A revolution in manners... By Hashim
22 February, 2013
"Politics has no relation to morals," said Niccolo Machiavelli. Whatever pandemonium, indecency and iniquity was heard and witnessed yesterday in the provincial Assembly of Sindh, and the same that was televised around the globe, is, in fact, an accurate interpretation of the above-cited old platitude and our contemporary politics in the province. It is a monstrous thing. It is not healthy for our province and country. Such things and language are not expected from our politicians because, when there is a lack of honour, respect, etiquette and manners among politicians and executives, the morals of the entire nation are poisoned/spoiled. The treasury benches are expected to be more moral than the opposition benches.
Look at the menace of corruption in my home province of Sindh where a majority of the ruling party politicians have become notorious for their fiscal and administrative corruption but they still have immunity in the present setup and, hence, every young officer tries to follow in their footprints. The youth of today's Sindh has become utterly disappointed and demoralized, so much so that parents and other fundamental institutions of society such as mosques, social circles, primary schools, etc, have given up on instilling moral education among young people.

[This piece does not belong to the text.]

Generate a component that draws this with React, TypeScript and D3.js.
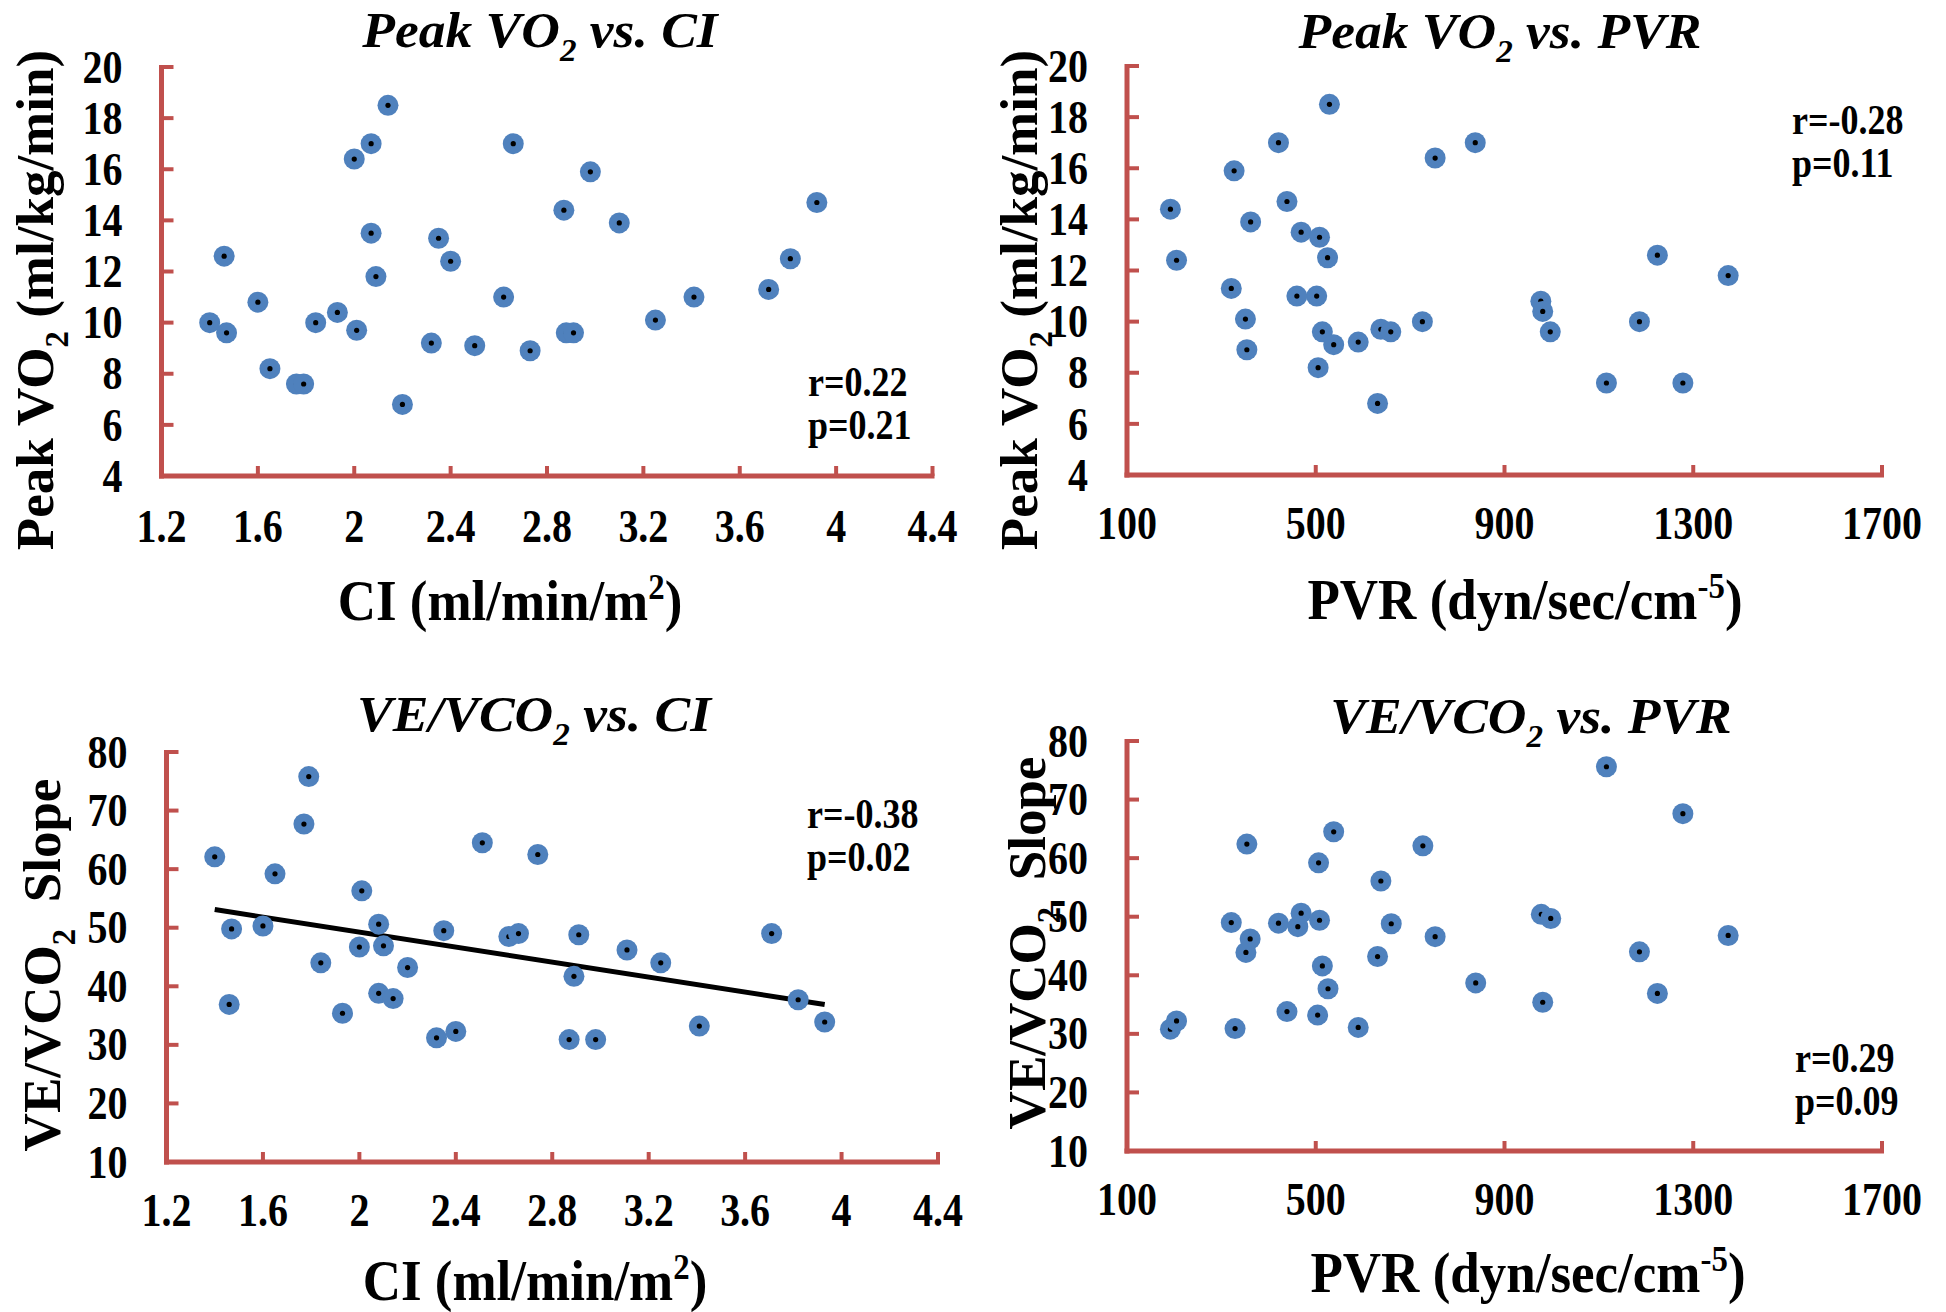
import * as d3 from 'd3';

// ---- data ----
const ciTickLabels = ['1.2', '1.6', '2', '2.4', '2.8', '3.2', '3.6', '4', '4.4'];
const pvrTickLabels = ['100', '500', '900', '1300', '1700'];
const vo2TickLabels = ['4', '6', '8', '10', '12', '14', '16', '18', '20'];
const slopeTickLabels = ['10', '20', '30', '40', '50', '60', '70', '80'];

// Peak VO2 vs CI
const ciA = [1.40, 1.47, 1.46, 1.60, 1.65, 1.76, 1.79, 1.84, 1.93, 2.00, 2.01, 2.07, 2.07, 2.09, 2.14, 2.20, 2.32, 2.35, 2.40, 2.50, 2.62, 2.66, 2.73, 2.87, 2.88, 2.91, 2.98, 3.10, 3.25, 3.41, 3.72, 3.81, 3.92];
const vo2A = [10.0, 9.6, 12.6, 10.8, 8.2, 7.6, 7.6, 10.0, 10.4, 16.4, 9.7, 17.0, 13.5, 11.8, 18.5, 6.8, 9.2, 13.3, 12.4, 9.1, 11.0, 17.0, 8.9, 14.4, 9.6, 9.6, 15.9, 13.9, 10.1, 11.0, 11.3, 12.5, 14.7];

// Peak VO2 vs PVR
const pvrB = [192, 205, 321, 327, 351, 354, 362, 421, 439, 460, 469, 502, 505, 508, 514, 525, 529, 538, 590, 631, 638, 659, 726, 753, 838, 977, 981, 997, 1116, 1186, 1224, 1278, 1374];
const vo2B = [14.4, 12.4, 11.3, 15.9, 10.1, 8.9, 13.9, 17.0, 14.7, 11.0, 13.5, 11.0, 8.2, 13.3, 9.6, 12.5, 18.5, 9.1, 9.2, 6.8, 9.7, 9.6, 10.0, 16.4, 17.0, 10.8, 10.4, 9.6, 7.6, 10.0, 12.6, 7.6, 11.8];

// VE/VCO2 slope vs CI
const ciC = [1.40, 1.46, 1.47, 1.60, 1.65, 1.77, 1.79, 1.84, 1.93, 2.00, 2.01, 2.08, 2.08, 2.10, 2.14, 2.20, 2.32, 2.35, 2.40, 2.51, 2.62, 2.66, 2.74, 2.87, 2.89, 2.91, 2.98, 3.11, 3.25, 3.41, 3.71, 3.82, 3.93];
const slopeC = [62.1, 36.9, 49.8, 50.3, 59.2, 67.7, 75.8, 44.0, 35.4, 46.7, 56.3, 50.6, 38.8, 46.9, 37.9, 43.2, 31.2, 49.5, 32.3, 64.5, 48.5, 49.0, 62.5, 30.9, 41.7, 48.8, 30.9, 46.2, 44.0, 33.2, 49.0, 37.7, 33.9];
const trendCi = [1.40, 3.93];
const trendSlope = [53.1, 36.9];

// VE/VCO2 slope vs PVR
const pvrD = [192, 205, 321, 329, 352, 361, 354, 421, 439, 462, 469, 504, 508, 506, 514, 526, 538, 590, 631, 638, 660, 727, 753, 839, 978, 998, 981, 1116, 1186, 1224, 1278, 1374];
const slopeD = [30.8, 32.2, 49.0, 30.9, 43.9, 46.2, 62.4, 48.9, 33.8, 48.3, 50.6, 33.2, 49.4, 59.2, 41.6, 37.7, 64.5, 31.1, 43.2, 56.1, 48.8, 62.1, 46.6, 38.7, 50.4, 49.7, 35.4, 75.6, 44.0, 36.9, 67.6, 46.8];

const FONT = '"Liberation Serif", "Times New Roman", serif';
const AXIS_RED = '#C0504D';
const DOT_BLUE = '#4F81BD';

type Seg = { t: string; sub?: boolean; sup?: boolean };

function Rich({ segs, size }: { segs: Seg[]; size: number }) {
  let shift = 0;
  return (
    <>
      {segs.map((s, i) => {
        const target = s.sub ? size * 0.28 : s.sup ? -size * 0.36 : 0;
        const dy = target - shift;
        shift = target;
        return (
          <tspan key={i} dy={dy} fontSize={s.sub || s.sup ? size * 0.62 : size}>
            {s.t}
          </tspan>
        );
      })}
    </>
  );
}

type PanelProps = {
  xs: number[];
  ys: number[];
  xLabels: string[];
  yLabels: string[];
  xRange: [number, number];
  yRange: [number, number];
  title: Seg[];
  titlePos: [number, number];
  xTitle: Seg[];
  xTitlePos: [number, number];
  yTitle: Seg[];
  yTitlePos: [number, number];
  stats: string[];
  statsPos: [number, number];
  tickBaseline: number;
  trend?: { xs: number[]; ys: number[] };
};

// the source figure's lettering is a little taller than plain Times
const TICK_SY = 1.15;

function Panel(p: PanelProps) {
  const xVals = p.xLabels.map(Number);
  const yVals = p.yLabels.map(Number);
  const x = d3.scaleLinear().domain(d3.extent(xVals) as [number, number]).range(p.xRange);
  const y = d3.scaleLinear().domain(d3.extent(yVals) as [number, number]).range(p.yRange);
  const [xl, xr] = p.xRange;
  const [yb, yt] = p.yRange;
  const line = d3.line<number>().x((d) => x(d)).y((_, i) => y(p.trend!.ys[i]));

  return (
    <g>
      <text transform={`translate(${p.titlePos[0]},${p.titlePos[1]}) scale(1.07,1)`} textAnchor="middle"
        fontFamily={FONT} fontWeight="bold" fontStyle="italic" fontSize={50}>
        <Rich segs={p.title} size={50} />
      </text>

      {/* axes */}
      <line x1={xl} x2={xl} y1={yt - 2} y2={yb + 2.5} stroke={AXIS_RED} strokeWidth={5} />
      <line x1={xl - 2.5} x2={xr + 2} y1={yb} y2={yb} stroke={AXIS_RED} strokeWidth={5} />
      {yVals.map((v) => (
        <line key={'yt' + v} x1={xl} x2={xl + 12} y1={y(v)} y2={y(v)} stroke={AXIS_RED} strokeWidth={4} />
      ))}
      {xVals.map((v) => (
        <line key={'xt' + v} x1={x(v)} x2={x(v)} y1={yb} y2={yb - 10} stroke={AXIS_RED} strokeWidth={4} />
      ))}

      {/* tick labels */}
      <g fontFamily={FONT} fontWeight="bold" fontSize={40} fill="#000">
        {p.yLabels.map((l) => (
          <text key={'yl' + l} transform={`translate(${xl - 39},${y(+l)}) scale(1,${TICK_SY})`}
            dy="0.34em" textAnchor="end">{l}</text>
        ))}
        {p.xLabels.map((l) => (
          <text key={'xl' + l} transform={`translate(${x(+l)},${p.tickBaseline}) scale(1,${TICK_SY})`}
            textAnchor="middle">{l}</text>
        ))}
      </g>

      <text transform={`translate(${p.xTitlePos[0]},${p.xTitlePos[1]}) scale(1,1.08)`} textAnchor="middle"
        fontFamily={FONT} fontWeight="bold" fontSize={53}>
        <Rich segs={p.xTitle} size={53} />
      </text>
      <text transform={`translate(${p.yTitlePos[0]},${p.yTitlePos[1]}) rotate(-90)`} textAnchor="middle"
        fontFamily={FONT} fontWeight="bold" fontSize={53} xmlSpace="preserve">
        <Rich segs={p.yTitle} size={53} />
      </text>

      {p.trend && (
        <path d={line(p.trend.xs) || ''} fill="none" stroke="#000" strokeWidth={5} />
      )}

      {p.xs.map((v, i) => (
        <g key={'pt' + i} transform={`translate(${x(v)},${y(p.ys[i])})`}>
          <circle r={10.5} fill={DOT_BLUE} />
          <circle r={2.6} fill="#000" />
        </g>
      ))}

      {p.stats.map((s, i) => (
        <text key={s} transform={`translate(${p.statsPos[0]},${p.statsPos[1] + i * 43}) scale(1,${TICK_SY})`}
          fontFamily={FONT} fontWeight="bold" fontSize={36}>{s}</text>
      ))}
    </g>
  );
}

const ciTitle: Seg[] = [{ t: 'CI (ml/min/m' }, { t: '2', sup: true }, { t: ')' }];
const pvrTitle: Seg[] = [{ t: 'PVR (dyn/sec/cm' }, { t: '-5', sup: true }, { t: ')' }];
const vo2Title: Seg[] = [{ t: 'Peak VO' }, { t: '2', sub: true }, { t: ' (ml/kg/min)' }];
const slopeTitle: Seg[] = [{ t: 'VE/VCO' }, { t: '2', sub: true }, { t: '  Slope' }];

export default function App() {
  return (
    <svg width={1946} height={1312} style={{ position: 'absolute', left: 0, top: 0, background: '#fff' }}>
      <rect width={1946} height={1312} fill="#fff" />
      <Panel
        xs={ciA} ys={vo2A} xLabels={ciTickLabels} yLabels={vo2TickLabels}
        xRange={[161.5, 932.5]} yRange={[476, 67]}
        title={[{ t: 'Peak VO' }, { t: '2', sub: true }, { t: ' vs. CI' }]} titlePos={[540, 47]}
        xTitle={ciTitle} xTitlePos={[510, 620]}
        yTitle={vo2Title} yTitlePos={[53, 300]}
        stats={['r=0.22', 'p=0.21']} statsPos={[808, 396]}
        tickBaseline={542}
      />
      <Panel
        xs={pvrB} ys={vo2B} xLabels={pvrTickLabels} yLabels={vo2TickLabels}
        xRange={[1127, 1882]} yRange={[475, 66]}
        title={[{ t: 'Peak VO' }, { t: '2', sub: true }, { t: ' vs. PVR' }]} titlePos={[1500, 48]}
        xTitle={pvrTitle} xTitlePos={[1525, 619]}
        yTitle={vo2Title} yTitlePos={[1037, 300]}
        stats={['r=-0.28', 'p=0.11']} statsPos={[1792, 134]}
        tickBaseline={539}
      />
      <Panel
        xs={ciC} ys={slopeC} xLabels={ciTickLabels} yLabels={slopeTickLabels}
        xRange={[166.5, 938]} yRange={[1162, 752]}
        title={[{ t: 'VE/VCO' }, { t: '2', sub: true }, { t: ' vs. CI' }]} titlePos={[534, 731]}
        xTitle={ciTitle} xTitlePos={[535, 1300]}
        yTitle={slopeTitle} yTitlePos={[60, 965]}
        stats={['r=-0.38', 'p=0.02']} statsPos={[807, 828]}
        tickBaseline={1226}
        trend={{ xs: trendCi, ys: trendSlope }}
      />
      <Panel
        xs={pvrD} ys={slopeD} xLabels={pvrTickLabels} yLabels={slopeTickLabels}
        xRange={[1127, 1882]} yRange={[1151, 741]}
        title={[{ t: 'VE/VCO' }, { t: '2', sub: true }, { t: ' vs. PVR' }]} titlePos={[1531, 733]}
        xTitle={pvrTitle} xTitlePos={[1528, 1292]}
        yTitle={slopeTitle} yTitlePos={[1045, 943]}
        stats={['r=0.29', 'p=0.09']} statsPos={[1795, 1072]}
        tickBaseline={1215}
      />
    </svg>
  );
}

That is why we have no people with clean tongues, clean manners, clean morals and clean character in politics nowadays.
Being a student of law and political science, I know that there were politicians who used to have respect for each other and that they also used to have the manners needed to debate and discuss any issue in the assembly. It is on record that this high and historic Sindh Assembly building used to have men of higher morals. There was no seat for men of lower morals in the past. Let us stand up and elect men of values and morals in the upcoming polls in the country.
Above all, it has become essential and necessary to impart training to our politicians, in particular the ruling elite, when it comes to ethics, etiquette and manners, values and morals, the art of speaking in public and in the august house, legislation and drafting, human rights, the environment and gender sensitization, and also in other relevant subjects at the newly established Pakistan Institute of Parliamentary Services (PIPS), Islamabad. It is time to start a revolution in manners in our politics and other segments of Pakistani society.